Deutsch’s Algorithm
This algorithm is used to find the parity of a pair of bits.1 It’s quantum circuit is:
# Derivation
We can ignore the answer Qubit, $\ket{-}$ as it doesn’t change. We first apply the Hadamard Gate to the input qubit: $$\ket{0} \overset{H}{\longrightarrow} \frac{1}{\sqrt 2}(\ket{0} + \ket{1}.$$ Next, we query the Oracle, which acts as a Phase Oracle because the answer qubit is $\ket{-}$. This gives us $$\frac{1}{\sqrt 2}[(-1)^{f(0)}\ket{0} + (-1)^{f(1)}\ket{1}].$$
Substituting the values of the oracle, we get $$\frac{1}{\sqrt 2}[(-1)^{b_0}\ket{0} + (-1)^{b_1}\ket{1}].$$
Then, we factor out $(-1)^{b_0}$. $$(-1)^{b_0}\frac{1}{\sqrt 2}\left[\ket{0} + (-1)^{b_1 - b_0}\ket{1}\right].$$
Now, depending on whether $b_0$ and $b_1$ are equal, this is $$\begin{cases}
(-1)^{b_0}\frac{1}{\sqrt 2} (\ket{0} + \ket{1}), & b_0 = b_1 \
(-1)^{b_0}\frac{1}{\sqrt 2} (\ket{0} - \ket{1}), & b_0 \neq b_1
\end{cases}.$$
$$\begin{cases}
(-1)^{b_0}(\ket{+}), & b_0 = b_1 \
(-1)^{b_0}(\ket{-}), & b_0 \neq b_1
\end{cases}.$$ We can measure these in the $X$-basis or we can apply a Hadamard Gate again and then measure in the $Z$-basis. By applying Hadamard Gate, we get $$\begin{cases}
(-1)^{b_0}(\ket{0}), & b_0 = b_1 \
(-1)^{b_0}(\ket{1}), & b_0 \neq b_1
\end{cases}.$$
If we measure this, we either get $|0⟩$ or $|1⟩$, since the overall phase of $(−1)^{b_0}$ does not matter.
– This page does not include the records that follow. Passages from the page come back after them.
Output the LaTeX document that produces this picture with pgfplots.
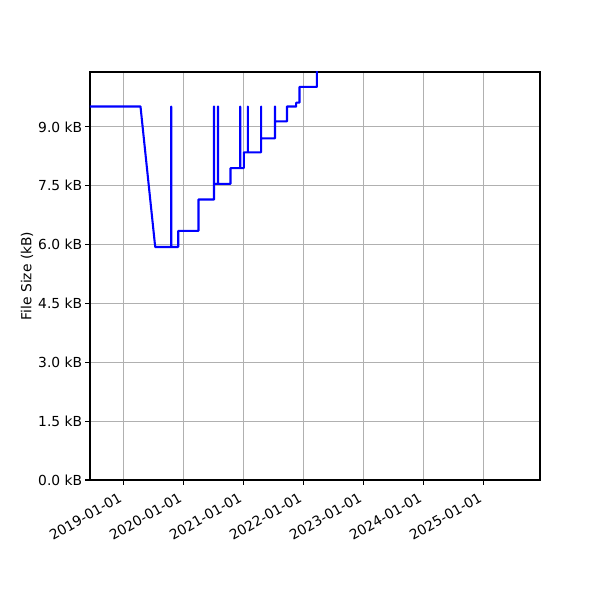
\documentclass[border=0pt]{standalone}
\usepackage{pgfplots}
\pgfplotsset{compat=1.18}
\usepackage{fontspec}
\setmainfont{DejaVu Sans}
\definecolor{gridgray}{RGB}{176,176,176}
\definecolor{mplblue}{RGB}{0,0,255}
\begin{document}
\begin{tikzpicture}
\path[use as bounding box] (-0.9in,-1.2in) rectangle (5.1in,4.8in);
\begin{axis}[
  at={(0,0)}, anchor=south west,
  scale only axis, width=4.5in, height=4.08in,
  xmin=2018.4413, xmax=2025.9413,
  ymin=0, ymax=10.40,
  xtick={2019,2020,2021,2022,2023,2024,2025},
  xticklabels={2019-01-01,2020-01-01,2021-01-01,2022-01-01,2023-01-01,2024-01-01,2025-01-01},
  ytick={0,1.5,3,4.5,6,7.5,9},
  yticklabels={0.0 kB,1.5 kB,3.0 kB,4.5 kB,6.0 kB,7.5 kB,9.0 kB},
  /pgf/number format/assume math mode=true,
  tick label style={font=\fontsize{10}{12}\selectfont},
  xticklabel style={rotate=30, anchor=north east, xshift=-4pt, inner sep=2pt},
  yticklabel style={inner sep=2pt},
  xtick pos=bottom, ytick pos=left,
  tick align=outside,
  major tick length=3.5pt,
  tick style={black, line width=0.8pt},
  axis line style={line width=0.8pt},
  grid=major,
  major grid style={gridgray, line width=0.8pt},
  ylabel={File Size (kB)},
  ylabel style={at={(axis description cs:-0.14,0.5)}, anchor=center, font=\fontsize{10}{12}\selectfont},
  clip=true,
]
\addplot[mplblue, line width=1.5pt, line join=round] coordinates {
(2018.3, 9.52)
(2019.283, 9.52)
(2019.528, 5.94)
(2019.795, 5.94)
(2019.795, 9.52)
(2019.795, 5.94)
(2019.912, 5.94)
(2019.912, 6.35)
(2020.25, 6.35)
(2020.25, 7.15)
(2020.508, 7.15)
(2020.508, 9.52)
(2020.508, 7.55)
(2020.575, 7.55)
(2020.575, 9.52)
(2020.575, 7.55)
(2020.783, 7.55)
(2020.783, 7.95)
(2020.945, 7.95)
(2020.945, 9.52)
(2020.945, 7.95)
(2021.005, 7.95)
(2021.005, 8.35)
(2021.072, 8.35)
(2021.072, 9.52)
(2021.072, 8.35)
(2021.292, 8.35)
(2021.292, 9.52)
(2021.292, 8.71)
(2021.525, 8.71)
(2021.525, 9.52)
(2021.525, 9.14)
(2021.725, 9.14)
(2021.725, 9.52)
(2021.878, 9.52)
(2021.878, 9.62)
(2021.933, 9.62)
(2021.933, 10.02)
(2022.222, 10.02)
(2022.222, 11.5)
};
\end{axis}
\end{tikzpicture}
\end{document}
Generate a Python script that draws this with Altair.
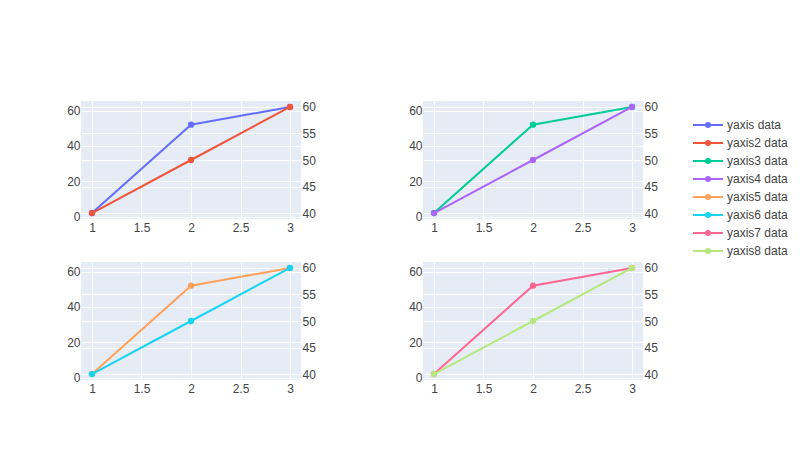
import altair as alt
import pandas as pd

# ---- data ----
series_names = ["yaxis data", "yaxis2 data", "yaxis3 data", "yaxis4 data",
                "yaxis5 data", "yaxis6 data", "yaxis7 data", "yaxis8 data"]
series_colors = ["#636efa", "#EF553B", "#00cc96", "#ab63fa",
                 "#FFA15A", "#19d3f3", "#FF6692", "#B6E880"]
x_values = [1, 2, 3]
primary_values = [2, 52, 62]      # left axis series
secondary_values = [40, 50, 60]   # right axis series
x_ticks = [1, 1.5, 2, 2.5, 3]
left_ticks = [0, 20, 40, 60]
right_ticks = [40, 45, 50, 55, 60]

rows = []
for i, name in enumerate(series_names):
    vals = primary_values if i % 2 == 0 else secondary_values
    for xv, yv in zip(x_values, vals):
        rows.append({"series": name, "x": xv, "y": yv})
df = pd.DataFrame(rows)

FONT = "Liberation Sans"
TXT = "#444444"
W, H = 220, 118

# stroked legend glyph: horizontal line + small filled dot (two concentric rings)
legend_path = ("M-5,0L5,0 "
               "M-0.67,0A0.67,0.67 0 1,1 0.67,0A0.67,0.67 0 1,1 -0.67,0 "
               "M-0.3,0A0.3,0.3 0 1,1 0.3,0A0.3,0.3 0 1,1 -0.3,0")

color = alt.Color(
    "series:N",
    scale=alt.Scale(domain=series_names, range=series_colors),
    legend=alt.Legend(
        title=None, orient="none", legendX=621, legendY=18,
        symbolType=legend_path, symbolSize=36, symbolStrokeWidth=2,
        symbolFillColor="transparent", symbolOpacity=1,
        labelFont=FONT, labelFontSize=12, labelColor=TXT, labelOffset=13,
        rowPadding=4,
    ),
)

xaxis = alt.Axis(values=x_ticks, format="~g", title=None, grid=True,
                 gridColor="white", gridWidth=1, domain=False, ticks=False,
                 labelFont=FONT, labelFontSize=12, labelColor=TXT,
                 labelPadding=3, labelFlush=False)


def yaxis(orient, ticks):
    return alt.Axis(orient=orient, values=ticks, title=None, grid=True,
                    gridColor="white", gridWidth=1, domain=False, ticks=False,
                    labelFont=FONT, labelFontSize=12, labelColor=TXT,
                    labelPadding=1, labelFlush=False)


def panel(s_left, s_right):
    base = alt.Chart(df)
    xenc = alt.X("x:Q", scale=alt.Scale(domain=[0.889, 3.111], nice=False, zero=False),
                 axis=xaxis)
    left = base.transform_filter(alt.datum.series == s_left).mark_line(
        strokeWidth=2, point=alt.OverlayMarkDef(size=40, filled=True, opacity=1)
    ).encode(
        x=xenc,
        y=alt.Y("y:Q", scale=alt.Scale(domain=[-1.38, 65.38], nice=False, zero=False),
                axis=yaxis("left", left_ticks)),
        color=color,
    )
    right = base.transform_filter(alt.datum.series == s_right).mark_line(
        strokeWidth=2, point=alt.OverlayMarkDef(size=40, filled=True, opacity=1)
    ).encode(
        x=xenc,
        y=alt.Y("y:Q", scale=alt.Scale(domain=[38.88, 61.12], nice=False, zero=False),
                axis=yaxis("right", right_ticks)),
        color=color,
    )
    return alt.layer(left, right).resolve_scale(y="independent").properties(
        width=W, height=H)


chart = alt.concat(
    panel(series_names[0], series_names[1]),
    panel(series_names[2], series_names[3]),
    panel(series_names[4], series_names[5]),
    panel(series_names[6], series_names[7]),
    columns=2, spacing={"row": 43, "column": 122}, bounds="flush",
).properties(
    padding={"left": 66, "top": 100, "right": 5, "bottom": 5},
    background="white",
).configure_view(fill="#E5ECF6", stroke=None)

chart.save("out.html", embed_options={"renderer": "svg", "actions": False})
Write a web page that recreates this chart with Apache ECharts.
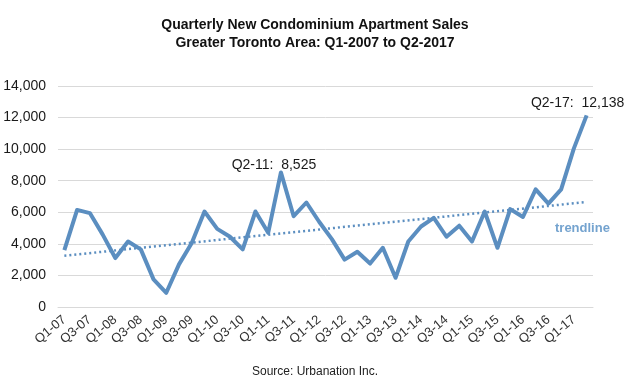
<!DOCTYPE html>
<html>
<head>
<meta charset="utf-8">
<script src="https://cdn.jsdelivr.net/npm/echarts@6/dist/echarts.min.js"></script>
<style>
html,body{margin:0;padding:0;background:#fff;}
#chart{width:630px;height:387px;}
</style>
</head>
<body>
<div id="chart"></div>
<script>
const categories = [
  'Q1-07','Q2-07','Q3-07','Q4-07','Q1-08','Q2-08','Q3-08','Q4-08',
  'Q1-09','Q2-09','Q3-09','Q4-09','Q1-10','Q2-10','Q3-10','Q4-10',
  'Q1-11','Q2-11','Q3-11','Q4-11','Q1-12','Q2-12','Q3-12','Q4-12',
  'Q1-13','Q2-13','Q3-13','Q4-13','Q1-14','Q2-14','Q3-14','Q4-14',
  'Q1-15','Q2-15','Q3-15','Q4-15','Q1-16','Q2-16','Q3-16','Q4-16',
  'Q1-17','Q2-17'
];
const sales = [
  3600, 6150, 5950, 4600, 3100, 4150, 3650, 1750,
  900, 2700, 4050, 6050, 4950, 4450, 3650, 6050,
  4700, 8525, 5750, 6620, 5400, 4300, 3000, 3500,
  2750, 3750, 1850, 4150, 5100, 5650, 4450, 5150,
  4150, 6050, 3750, 6200, 5700, 7450, 6550, 7450,
  10050, 12138
];
const trendStart = 3250;
const trendEnd = 6650;
const yTicks = { min: 0, max: 14000, interval: 2000 };
const callouts = [
  { index: 17, text: 'Q2-11:  8,525', offset: [-7, 5] },
  { index: 41, text: 'Q2-17:  12,138', offset: [-9, 0] }
];

const fmt = n => n.toLocaleString('en-US');
const lineColor = '#5b8ec0';
const font = 'Liberation Sans, Arial, sans-serif';

const chart = echarts.init(document.getElementById('chart'), null, { renderer: 'canvas' });
chart.setOption({
  backgroundColor: '#ffffff',
  animation: false,
  title: {
    text: 'Quarterly New Condominium Apartment Sales\nGreater Toronto Area: Q1-2007 to Q2-2017',
    left: 'center', top: 11,
    textStyle: { fontSize: 14, fontWeight: 'bold', color: '#111', lineHeight: 18, fontFamily: font }
  },
  grid: { left: 58, right: 37, top: 86, bottom: 80 },
  xAxis: {
    type: 'category', data: categories, boundaryGap: true,
    axisLine: { show: true, lineStyle: { color: '#d9d9d9' } },
    axisTick: { show: false },
    axisLabel: { interval: 1, rotate: 40, margin: 11, fontSize: 13, color: '#333', fontFamily: font }
  },
  yAxis: {
    type: 'value', min: yTicks.min, max: yTicks.max, interval: yTicks.interval,
    axisLine: { show: false }, axisTick: { show: false },
    splitLine: { lineStyle: { color: '#d9d9d9', width: 1 } },
    axisLabel: { margin: 12, fontSize: 14, color: '#1a1a1a', formatter: v => fmt(v), fontFamily: font }
  },
  series: [{
    type: 'line', data: sales, symbol: 'none',
    lineStyle: { color: lineColor, width: 4, join: 'round' },
    itemStyle: { color: lineColor },
    markPoint: {
      silent: true,
      symbol: 'circle', symbolSize: 0,
      data: callouts.map(c => ({
        coord: [c.index, sales[c.index]],
        label: {
          show: true, position: 'top', distance: 5, offset: c.offset,
          formatter: c.text, color: '#1a1a1a', fontSize: 14, fontFamily: font
        }
      }))
    },
    markLine: {
      silent: true, symbol: 'none',
      lineStyle: { color: lineColor, width: 2.5, type: [2, 3] },
      label: { show: false },
      data: [[{ coord: [0, trendStart] }, { coord: [categories.length - 1, trendEnd] }]]
    }
  }],
  graphic: [
    { type: 'text', left: 555, top: 222,
      style: { text: 'trendline', fill: '#74a3cf', fontSize: 13, fontWeight: 'bold', fontFamily: font } },
    { type: 'text', left: 'center', top: 366,
      style: { text: 'Source: Urbanation Inc.', fill: '#222', fontSize: 12, fontFamily: font } }
  ]
});
</script>
</body>
</html>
If we get $|0⟩$, we know that $b_0 = b_1$, and so the parity of the bits is $0$ (even). On the other hand, if we get $|1⟩$, we know that $b_0 \neq b_1$, and so the parity of the bits is $1$ (odd).
The quantum query complexity of this algorithm is $1$.